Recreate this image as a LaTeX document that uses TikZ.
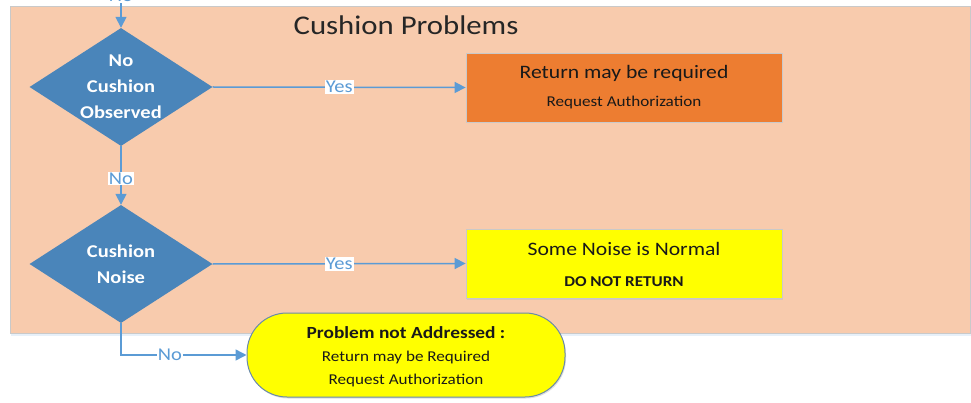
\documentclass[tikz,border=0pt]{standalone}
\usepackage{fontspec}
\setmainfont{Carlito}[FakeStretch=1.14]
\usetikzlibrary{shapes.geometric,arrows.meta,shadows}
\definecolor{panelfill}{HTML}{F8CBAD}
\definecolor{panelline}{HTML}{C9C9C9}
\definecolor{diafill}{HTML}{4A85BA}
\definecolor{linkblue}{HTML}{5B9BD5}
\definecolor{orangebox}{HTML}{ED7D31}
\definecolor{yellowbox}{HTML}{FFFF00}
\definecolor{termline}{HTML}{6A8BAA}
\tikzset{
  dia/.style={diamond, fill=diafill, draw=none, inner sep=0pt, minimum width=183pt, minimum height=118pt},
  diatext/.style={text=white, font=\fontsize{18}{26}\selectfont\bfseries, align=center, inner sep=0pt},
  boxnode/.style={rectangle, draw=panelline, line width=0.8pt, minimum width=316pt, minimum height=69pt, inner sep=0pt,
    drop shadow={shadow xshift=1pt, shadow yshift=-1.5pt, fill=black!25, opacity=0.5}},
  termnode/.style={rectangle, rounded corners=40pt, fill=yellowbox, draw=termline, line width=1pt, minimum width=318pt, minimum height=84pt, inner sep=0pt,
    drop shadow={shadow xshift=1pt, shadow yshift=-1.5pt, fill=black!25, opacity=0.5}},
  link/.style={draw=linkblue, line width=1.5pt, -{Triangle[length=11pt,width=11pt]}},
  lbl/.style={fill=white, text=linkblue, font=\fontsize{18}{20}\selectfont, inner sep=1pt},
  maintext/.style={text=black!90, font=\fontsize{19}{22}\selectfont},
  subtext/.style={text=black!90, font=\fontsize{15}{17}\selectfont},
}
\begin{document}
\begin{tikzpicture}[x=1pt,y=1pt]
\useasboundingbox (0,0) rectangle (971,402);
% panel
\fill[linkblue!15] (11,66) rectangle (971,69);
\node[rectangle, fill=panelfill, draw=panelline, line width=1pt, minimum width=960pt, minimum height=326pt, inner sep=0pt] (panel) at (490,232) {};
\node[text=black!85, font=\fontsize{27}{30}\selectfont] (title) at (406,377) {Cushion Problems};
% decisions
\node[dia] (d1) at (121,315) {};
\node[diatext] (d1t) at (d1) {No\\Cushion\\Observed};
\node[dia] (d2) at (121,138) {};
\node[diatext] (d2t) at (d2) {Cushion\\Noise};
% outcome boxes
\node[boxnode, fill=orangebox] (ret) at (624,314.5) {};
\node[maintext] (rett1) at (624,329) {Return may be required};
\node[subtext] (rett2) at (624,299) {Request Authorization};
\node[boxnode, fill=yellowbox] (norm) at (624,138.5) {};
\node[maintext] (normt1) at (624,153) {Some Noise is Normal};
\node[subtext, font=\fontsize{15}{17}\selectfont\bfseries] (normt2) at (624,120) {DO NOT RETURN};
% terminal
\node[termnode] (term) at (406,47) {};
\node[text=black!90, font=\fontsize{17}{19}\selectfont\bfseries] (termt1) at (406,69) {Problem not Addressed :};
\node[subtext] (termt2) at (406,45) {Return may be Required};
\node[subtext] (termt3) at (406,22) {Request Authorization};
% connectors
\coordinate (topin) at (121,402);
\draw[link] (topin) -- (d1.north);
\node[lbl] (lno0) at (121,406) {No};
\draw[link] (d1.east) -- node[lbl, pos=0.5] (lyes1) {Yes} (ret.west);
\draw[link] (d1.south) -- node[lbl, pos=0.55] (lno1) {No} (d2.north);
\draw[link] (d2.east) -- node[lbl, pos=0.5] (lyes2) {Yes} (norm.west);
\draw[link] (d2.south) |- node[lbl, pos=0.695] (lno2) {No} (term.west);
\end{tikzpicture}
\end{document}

■ ■ ■ ■

Repeat the lines above exactly, and keep every picture out.

→ **COMPLETED TASK**:
Recreate this image as a LaTeX document that uses TikZ.
\documentclass[tikz,border=0pt]{standalone}
\usepackage{fontspec}
\setmainfont{Carlito}[FakeStretch=1.14]
\usetikzlibrary{shapes.geometric,arrows.meta,shadows}
\definecolor{panelfill}{HTML}{F8CBAD}
\definecolor{panelline}{HTML}{C9C9C9}
\definecolor{diafill}{HTML}{4A85BA}
\definecolor{linkblue}{HTML}{5B9BD5}
\definecolor{orangebox}{HTML}{ED7D31}
\definecolor{yellowbox}{HTML}{FFFF00}
\definecolor{termline}{HTML}{6A8BAA}
\tikzset{
  dia/.style={diamond, fill=diafill, draw=none, inner sep=0pt, minimum width=183pt, minimum height=118pt},
  diatext/.style={text=white, font=\fontsize{18}{26}\selectfont\bfseries, align=center, inner sep=0pt},
  boxnode/.style={rectangle, draw=panelline, line width=0.8pt, minimum width=316pt, minimum height=69pt, inner sep=0pt,
    drop shadow={shadow xshift=1pt, shadow yshift=-1.5pt, fill=black!25, opacity=0.5}},
  termnode/.style={rectangle, rounded corners=40pt, fill=yellowbox, draw=termline, line width=1pt, minimum width=318pt, minimum height=84pt, inner sep=0pt,
    drop shadow={shadow xshift=1pt, shadow yshift=-1.5pt, fill=black!25, opacity=0.5}},
  link/.style={draw=linkblue, line width=1.5pt, -{Triangle[length=11pt,width=11pt]}},
  lbl/.style={fill=white, text=linkblue, font=\fontsize{18}{20}\selectfont, inner sep=1pt},
  maintext/.style={text=black!90, font=\fontsize{19}{22}\selectfont},
  subtext/.style={text=black!90, font=\fontsize{15}{17}\selectfont},
}
\begin{document}
\begin{tikzpicture}[x=1pt,y=1pt]
\useasboundingbox (0,0) rectangle (971,402);
% panel
\fill[linkblue!15] (11,66) rectangle (971,69);
\node[rectangle, fill=panelfill, draw=panelline, line width=1pt, minimum width=960pt, minimum height=326pt, inner sep=0pt] (panel) at (490,232) {};
\node[text=black!85, font=\fontsize{27}{30}\selectfont] (title) at (406,377) {Cushion Problems};
% decisions
\node[dia] (d1) at (121,315) {};
\node[diatext] (d1t) at (d1) {No\\Cushion\\Observed};
\node[dia] (d2) at (121,138) {};
\node[diatext] (d2t) at (d2) {Cushion\\Noise};
% outcome boxes
\node[boxnode, fill=orangebox] (ret) at (624,314.5) {};
\node[maintext] (rett1) at (624,329) {Return may be required};
\node[subtext] (rett2) at (624,299) {Request Authorization};
\node[boxnode, fill=yellowbox] (norm) at (624,138.5) {};
\node[maintext] (normt1) at (624,153) {Some Noise is Normal};
\node[subtext, font=\fontsize{15}{17}\selectfont\bfseries] (normt2) at (624,120) {DO NOT RETURN};
% terminal
\node[termnode] (term) at (406,47) {};
\node[text=black!90, font=\fontsize{17}{19}\selectfont\bfseries] (termt1) at (406,69) {Problem not Addressed :};
\node[subtext] (termt2) at (406,45) {Return may be Required};
\node[subtext] (termt3) at (406,22) {Request Authorization};
% connectors
\coordinate (topin) at (121,402);
\draw[link] (topin) -- (d1.north);
\node[lbl] (lno0) at (121,406) {No};
\draw[link] (d1.east) -- node[lbl, pos=0.5] (lyes1) {Yes} (ret.west);
\draw[link] (d1.south) -- node[lbl, pos=0.55] (lno1) {No} (d2.north);
\draw[link] (d2.east) -- node[lbl, pos=0.5] (lyes2) {Yes} (norm.west);
\draw[link] (d2.south) |- node[lbl, pos=0.695] (lno2) {No} (term.west);
\end{tikzpicture}
\end{document}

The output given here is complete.